Flexible, binder-free, freestanding silicon/oxidized carbon nanotubes composite anode for lithium-ion batteries with enhanced electrochemical performance through chemical reduction

Abstract

Multi-walled carbon nanotubes (MWCNTs) can mitigate the issues of volume expansion and low electrical conductivity in silicon (Si) anodes, enabling the fabrication of binder-free, freestanding electrodes. However, MWCNTs tend to aggregate due to π-π interactions associated with sp2 orbitals, necessitating the use of dispersants or acid treatment to improve dispersion. To enhance dispersion, we applied an acid treatment; however, this led to a reduction in electrical conductivity due to a decrease in pz orbitals. To overcome this issue, we introduced an additional chemical reduction step after fabricating the Si/oxidized MWCNT (OCNT) composite anode, which preserved the dispersion of MWCNTs while restoring electrical conductivity.

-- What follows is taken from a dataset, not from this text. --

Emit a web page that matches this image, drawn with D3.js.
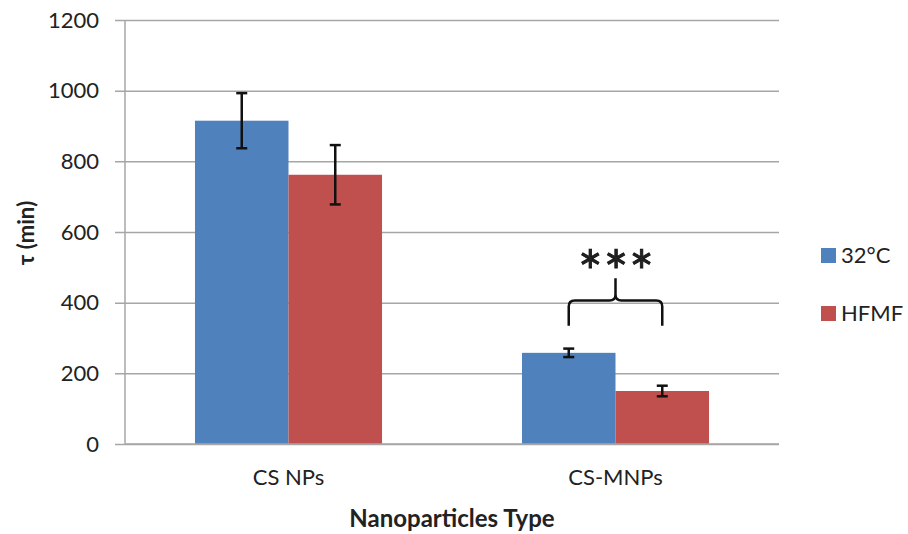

The chemically reduced Si/OCNT composite anode exhibited significantly decreased charge transfer resistance before and after cycling, along with excellent bending resistance. As a result, it maintained a stable discharge specific capacity of 768 mAh g−1 even after 150 cycles. Collectively, our findings highlight the critical role of chemical reduction in enhancing the electrochemical performance of Si/OCNT composite anodes, presenting a promising approach for next-generation lithium-ion batteries. © 2024 Elsevier B.V.